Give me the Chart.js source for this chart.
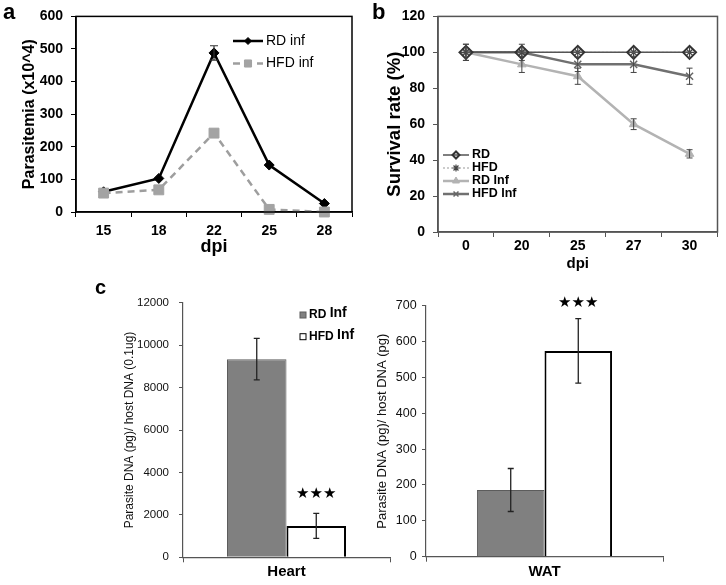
<!DOCTYPE html>
<html><head><meta charset="utf-8">
<script src="https://cdn.jsdelivr.net/npm/chart.js@4.4.1/dist/chart.umd.min.js"></script>
<style>
html,body{margin:0;padding:0;background:#fff;width:726px;height:585px;overflow:hidden;}
.p{position:absolute;}
.lbl{position:absolute;font-family:"Liberation Sans",Arial,sans-serif;font-weight:bold;color:#000;line-height:1;}
</style></head><body>
<div class="p" style="left:0;top:0"><canvas id="cA" width="363" height="260"></canvas></div>
<div class="p" style="left:363px;top:0"><canvas id="cB" width="363" height="276"></canvas></div>
<div class="p" style="left:80px;top:280px"><canvas id="cC" width="320" height="305"></canvas></div>
<div class="p" style="left:360px;top:280px"><canvas id="cD" width="320" height="305"></canvas></div>
<div class="lbl" style="left:3px;top:1px;font-size:22px">a</div>
<div class="lbl" style="left:372px;top:1px;font-size:22px">b</div>
<div class="lbl" style="left:95px;top:277px;font-size:20px">c</div>
<script>
// ---- Panel a data ----
const dpiA = ['15', '18', '22', '25', '28'];
const rdInfA = [62, 103, 488, 144, 26];
const rdInfErrA = [0, 0, 22, 0, 0];
const hfdInfA = [58, 68, 242, 8, 0];

// ---- Panel b data ----
const dpiB = ['0', '20', '25', '27', '30'];
const rdB = [100, 100, 100, 100, 100];
const hfdB = [100, 100, 100, 100, 100];
const rdInfB = [100, 93.3, 86.7, 60, 43.5];
const rdInfErrB = [4.5, 4.5, 4.5, 3, 2.3];
const hfdInfB = [100, 100, 93.3, 93.3, 86.7];
const hfdInfErrB = [4.5, 4.5, 4, 4.5, 4.5];

// ---- Panel c data ----
const heartCat = ['Heart'];
const heartRD = [9340];
const heartRDErr = [980];
const heartHFD = [1480];
const heartHFDErr = [590];
const heartSig = ['★★★'];

const watCat = ['WAT'];
const watRD = [186];
const watRDErr = [60];
const watHFD = [574];
const watHFDErr = [90];
const watSig = ['★★★'];

const FF = '"Liberation Sans", Arial, sans-serif';
Chart.defaults.font.family = FF;
Chart.defaults.color = '#000';
Chart.defaults.animation = false;
Chart.defaults.plugins.legend.display = false;
Chart.defaults.plugins.tooltip.enabled = false;

const framePlugin = {
  id: 'frame',
  afterDatasetsDraw(chart, args, o) {
    if (!o || !o.color) return;
    const {left, top, right, bottom} = chart.chartArea;
    const ctx = chart.ctx;
    ctx.save(); ctx.strokeStyle = o.color; ctx.lineWidth = o.width;
    ctx.strokeRect(left, top, right - left, bottom - top);
    ctx.restore();
  }
};

const errPlugin = {
  id: 'errbars',
  afterDatasetsDraw(chart, args, o) {
    const ctx = chart.ctx;
    chart.data.datasets.forEach((ds, di) => {
      if (!ds.errors) return;
      const meta = chart.getDatasetMeta(di);
      const ys = chart.scales[meta.yAxisID];
      ctx.save(); ctx.strokeStyle = o.color || '#000'; ctx.lineWidth = o.width || 1;
      meta.data.forEach((el, i) => {
        const e = ds.errors[i]; if (!e) return;
        const v = ds.data[i];
        const x = el.x, y1 = ys.getPixelForValue(v + e), y2 = ys.getPixelForValue(v - e);
        const c = o.cap || 3;
        ctx.beginPath();
        ctx.moveTo(x, y1); ctx.lineTo(x, y2);
        ctx.moveTo(x - c, y1); ctx.lineTo(x + c, y1);
        ctx.moveTo(x - c, y2); ctx.lineTo(x + c, y2);
        ctx.stroke();
      });
      ctx.restore();
    });
  }
};

const legPlugin = {
  id: 'inlegend',
  afterDraw(chart, args, o) {
    if (o.x === undefined) return;
    const ctx = chart.ctx;
    chart.data.datasets.forEach((ds, i) => {
      const y = o.y + i * o.dy;
      ctx.save();
      if (o.kind === 'box') {
        const s = o.box;
        ctx.fillStyle = ds.backgroundColor; ctx.strokeStyle = ds.borderColor; ctx.lineWidth = 1;
        ctx.fillRect(o.x, y - s / 2, s, s); ctx.strokeRect(o.x, y - s / 2, s, s);
        const parts = ds.label.split(' ');
        ctx.fillStyle = '#000'; ctx.textBaseline = 'middle'; ctx.textAlign = 'left';
        ctx.font = o.font1;
        let tx = o.x + s + o.gap;
        ctx.fillText(parts[0] + ' ', tx, y);
        tx += ctx.measureText(parts[0] + ' ').width;
        ctx.font = o.font2;
        ctx.fillText(parts.slice(1).join(' '), tx, y - 2);
      } else {
        ctx.strokeStyle = ds.borderColor; ctx.lineWidth = ds.borderWidth;
        ctx.setLineDash(ds.borderDash || []);
        ctx.beginPath(); ctx.moveTo(o.x, y); ctx.lineTo(o.x + o.len, y); ctx.stroke();
        ctx.setLineDash([]);
        ctx.fillStyle = ds.pointBackgroundColor; ctx.strokeStyle = ds.pointBorderColor;
        ctx.lineWidth = ds.pointBorderWidth || 1;
        Chart.helpers.drawPoint(ctx, {pointStyle: ds.pointStyle, radius: o.radii[i], rotation: 0, borderWidth: ds.pointBorderWidth || 1}, o.x + o.len / 2, y);
        ctx.fillStyle = '#000'; ctx.textBaseline = 'middle'; ctx.textAlign = 'left';
        ctx.font = o.font;
        ctx.fillText(ds.label, o.x + o.len + o.gap, y);
      }
      ctx.restore();
    });
  }
};

const sigPlugin = {
  id: 'sig',
  afterDatasetsDraw(chart, args, o) {
    const ctx = chart.ctx;
    chart.data.datasets.forEach((ds, di) => {
      if (!ds.sig) return;
      const meta = chart.getDatasetMeta(di), ys = chart.scales.y;
      meta.data.forEach((el, i) => {
        const s = ds.sig[i]; if (!s) return;
        const top = ys.getPixelForValue(ds.data[i] + (ds.errors ? ds.errors[i] : 0));
        ctx.save(); ctx.fillStyle = '#000'; ctx.font = o.font;
        ctx.textAlign = 'center'; ctx.textBaseline = 'middle';
        ctx.fillText(s, el.x, top - o.gap);
        ctx.restore();
      });
    });
  }
};

// ---------- Panel a ----------
new Chart(document.getElementById('cA'), {
  type: 'line',
  data: { labels: dpiA, datasets: [
    {label: 'RD inf', data: rdInfA, errors: rdInfErrA, order: 1, borderColor: '#000', borderWidth: 2.5,
     pointStyle: 'rectRot', pointRadius: 5, pointBackgroundColor: '#000', pointBorderColor: '#000', pointBorderWidth: 1, clip: false},
    {label: 'HFD inf', data: hfdInfA, order: 0, borderColor: '#9e9e9e', borderWidth: 2.5, borderDash: [7, 5],
     pointStyle: 'rect', pointRadius: 7, pointBackgroundColor: '#a3a3a3', pointBorderColor: '#a3a3a3', pointBorderWidth: 1, clip: false}
  ]},
  options: {
    responsive: false,
    layout: {padding: {left: 0, right: 11, top: 13, bottom: 0}},
    scales: {
      x: {offset: true, grid: {offset: true, drawOnChartArea: false, tickLength: 5, color: '#000'},
          border: {color: '#000', width: 1.5},
          ticks: {font: {size: 14, weight: 'bold'}, padding: 6, color: '#000'},
          title: {display: true, text: 'dpi', font: {size: 18, weight: 'bold'}, padding: {top: 0, bottom: 2}},
          afterFit(s) { s.height = 48; }},
      y: {min: 0, max: 600, ticks: {stepSize: 100, font: {size: 14, weight: 'bold'}, padding: 8, color: '#000'},
          grid: {drawOnChartArea: false, tickLength: 5, color: '#000'},
          border: {color: '#000', width: 1.5},
          title: {display: true, text: 'Parasitemia (x10^4)', font: {size: 16, weight: 'bold'}, padding: {top: 20, bottom: 0}},
          afterFit(s) { s.width = 76; }}
    },
    plugins: {
      frame: {color: '#000', width: 1.5},
      errbars: {color: '#333', width: 1.2, cap: 4},
      inlegend: {kind: 'line', x: 233, y: 41, dy: 22.5, len: 30, gap: 3, radii: [3.5, 5], font: '14px ' + FF}
    }
  },
  plugins: [framePlugin, errPlugin, legPlugin]
});

// ---------- Panel b ----------
new Chart(document.getElementById('cB'), {
  type: 'line',
  data: { labels: dpiB, datasets: [
    {label: 'RD', data: rdB, borderColor: '#555', borderWidth: 1.5, pointStyle: 'rectRot', pointRadius: 6.5,
     pointBackgroundColor: 'rgba(0,0,0,0)', pointBorderColor: '#333', pointBorderWidth: 2, clip: false},
    {label: 'HFD', data: hfdB, borderColor: '#999', borderWidth: 1, borderDash: [2, 2], pointStyle: 'star', pointRadius: 5,
     pointBackgroundColor: '#444', pointBorderColor: '#444', pointBorderWidth: 1.2, clip: false},
    {label: 'RD Inf', data: rdInfB, errors: rdInfErrB, borderColor: '#b3b3b3', borderWidth: 2.5, pointStyle: 'triangle', pointRadius: 5,
     pointBackgroundColor: '#b3b3b3', pointBorderColor: '#b3b3b3', pointBorderWidth: 1, clip: false},
    {label: 'HFD Inf', data: hfdInfB, errors: hfdInfErrB, borderColor: '#707070', borderWidth: 2.5, pointStyle: 'crossRot', pointRadius: 5,
     pointBackgroundColor: '#666', pointBorderColor: '#666', pointBorderWidth: 1.5, clip: false}
  ]},
  options: {
    responsive: false,
    layout: {padding: {left: 0, right: 6, top: 16, bottom: 0}},
    scales: {
      x: {offset: true, grid: {offset: true, drawOnChartArea: false, tickLength: 5, color: '#555'},
          border: {color: '#555', width: 1.5},
          ticks: {font: {size: 14, weight: 'bold'}, padding: 1, color: '#000'},
          title: {display: true, text: 'dpi', font: {size: 15, weight: 'bold'}, padding: {top: 0, bottom: 3}},
          afterFit(s) { s.height = 44; }},
      y: {min: 0, max: 120, ticks: {stepSize: 20, font: {size: 14, weight: 'bold'}, padding: 8, color: '#000'},
          grid: {drawOnChartArea: false, tickLength: 5, color: '#555'},
          border: {color: '#555', width: 1.5},
          title: {display: true, text: 'Survival rate (%)', font: {size: 18.5, weight: 'bold'}, padding: {top: 21, bottom: 0}},
          afterFit(s) { s.width = 75; }}
    },
    plugins: {
      frame: {color: '#555', width: 1.5},
      errbars: {color: '#444', width: 1, cap: 3},
      inlegend: {kind: 'line', x: 80, y: 155, dy: 13, len: 26, gap: 3, radii: [3.5, 3.5, 4, 3.5], font: 'bold 12.5px ' + FF}
    }
  },
  plugins: [framePlugin, errPlugin, legPlugin]
});

// ---------- Panel c ----------
function barChart(id, cats, rd, rdErr, hfd, hfdErr, sig, cfg) {
  new Chart(document.getElementById(id), {
    type: 'bar',
    data: { labels: cats, datasets: [
      {label: 'RD Inf', data: rd, errors: rdErr, backgroundColor: '#808080', borderColor: '#5c5c5c', borderWidth: 1,
       barPercentage: 1, categoryPercentage: cfg.catPct},
      {label: 'HFD Inf', data: hfd, errors: hfdErr, sig: sig, backgroundColor: '#fff', borderColor: '#000', borderWidth: 2,
       barPercentage: 1, categoryPercentage: cfg.catPct}
    ]},
    options: {
      responsive: false,
      layout: {padding: cfg.pad},
      scales: {
        x: {grid: {offset: true, drawOnChartArea: false, tickLength: 5, color: '#555'},
            border: {color: '#555', width: 1.2},
            ticks: {font: {size: 15, weight: 'bold'}, padding: cfg.xPad, color: '#000'},
            afterFit(s) { s.height = cfg.xH; }},
        y: {min: 0, max: cfg.max, ticks: {stepSize: cfg.step, format: {useGrouping: false}, font: {size: cfg.tickSize}, padding: cfg.yPad, color: '#111'},
            grid: {drawOnChartArea: false, tickLength: 4, color: '#555'},
            border: {color: '#555', width: 1.2},
            title: {display: true, text: cfg.title, font: {size: cfg.titleSize}, color: '#111', padding: {top: cfg.titlePad, bottom: 0}},
            afterFit(s) { s.width = cfg.yW; }}
      },
      plugins: {
        errbars: {color: '#222', width: 1.3, cap: 3},
        sig: {font: '15px "DejaVu Sans", sans-serif', gap: cfg.sigGap},
        inlegend: cfg.legend
      }
    },
    plugins: [errPlugin, sigPlugin, legPlugin]
  });
}

barChart('cC', heartCat, heartRD, heartRDErr, heartHFD, heartHFDErr, heartSig, {
  catPct: 0.575, pad: {left: 0, right: 10, top: 22.7, bottom: 0}, xPad: 1, xH: 27.7,
  max: 12000, step: 2000, tickSize: 11.5, yPad: 10, title: 'Parasite DNA (pg)/ host DNA (0.1ug)', titleSize: 12,
  titlePad: 42.8, yW: 103, sigGap: 19,
  legend: {kind: 'box', x: 220, y: 35, dy: 21.7, box: 6, gap: 3, font1: 'bold 12px ' + FF, font2: 'bold 14px ' + FF}
});

barChart('cD', watCat, watRD, watRDErr, watHFD, watHFDErr, watSig, {
  catPct: 0.57, pad: {left: 0, right: 17, top: 25.7, bottom: 0}, xPad: 1.3, xH: 28.3,
  max: 700, step: 100, tickSize: 12.5, yPad: 5.3, title: 'Parasite DNA (pg)/ host DNA (pg)', titleSize: 13,
  titlePad: 14.2, yW: 66, sigGap: 15,
  legend: {}
});
</script>
</body></html>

**To do:**
Skip the pictures, please, and transcribe only the lines from the beginning of the material through the one that contains "const heartSig = ['★★★'];".

**The reply:**
Give me the Chart.js source for this chart.
<!DOCTYPE html>
<html><head><meta charset="utf-8">
<script src="https://cdn.jsdelivr.net/npm/chart.js@4.4.1/dist/chart.umd.min.js"></script>
<style>
html,body{margin:0;padding:0;background:#fff;width:726px;height:585px;overflow:hidden;}
.p{position:absolute;}
.lbl{position:absolute;font-family:"Liberation Sans",Arial,sans-serif;font-weight:bold;color:#000;line-height:1;}
</style></head><body>
<div class="p" style="left:0;top:0"><canvas id="cA" width="363" height="260"></canvas></div>
<div class="p" style="left:363px;top:0"><canvas id="cB" width="363" height="276"></canvas></div>
<div class="p" style="left:80px;top:280px"><canvas id="cC" width="320" height="305"></canvas></div>
<div class="p" style="left:360px;top:280px"><canvas id="cD" width="320" height="305"></canvas></div>
<div class="lbl" style="left:3px;top:1px;font-size:22px">a</div>
<div class="lbl" style="left:372px;top:1px;font-size:22px">b</div>
<div class="lbl" style="left:95px;top:277px;font-size:20px">c</div>
<script>
// ---- Panel a data ----
const dpiA = ['15', '18', '22', '25', '28'];
const rdInfA = [62, 103, 488, 144, 26];
const rdInfErrA = [0, 0, 22, 0, 0];
const hfdInfA = [58, 68, 242, 8, 0];

// ---- Panel b data ----
const dpiB = ['0', '20', '25', '27', '30'];
const rdB = [100, 100, 100, 100, 100];
const hfdB = [100, 100, 100, 100, 100];
const rdInfB = [100, 93.3, 86.7, 60, 43.5];
const rdInfErrB = [4.5, 4.5, 4.5, 3, 2.3];
const hfdInfB = [100, 100, 93.3, 93.3, 86.7];
const hfdInfErrB = [4.5, 4.5, 4, 4.5, 4.5];

// ---- Panel c data ----
const heartCat = ['Heart'];
const heartRD = [9340];
const heartRDErr = [980];
const heartHFD = [1480];
const heartHFDErr = [590];
const heartSig = ['★★★'];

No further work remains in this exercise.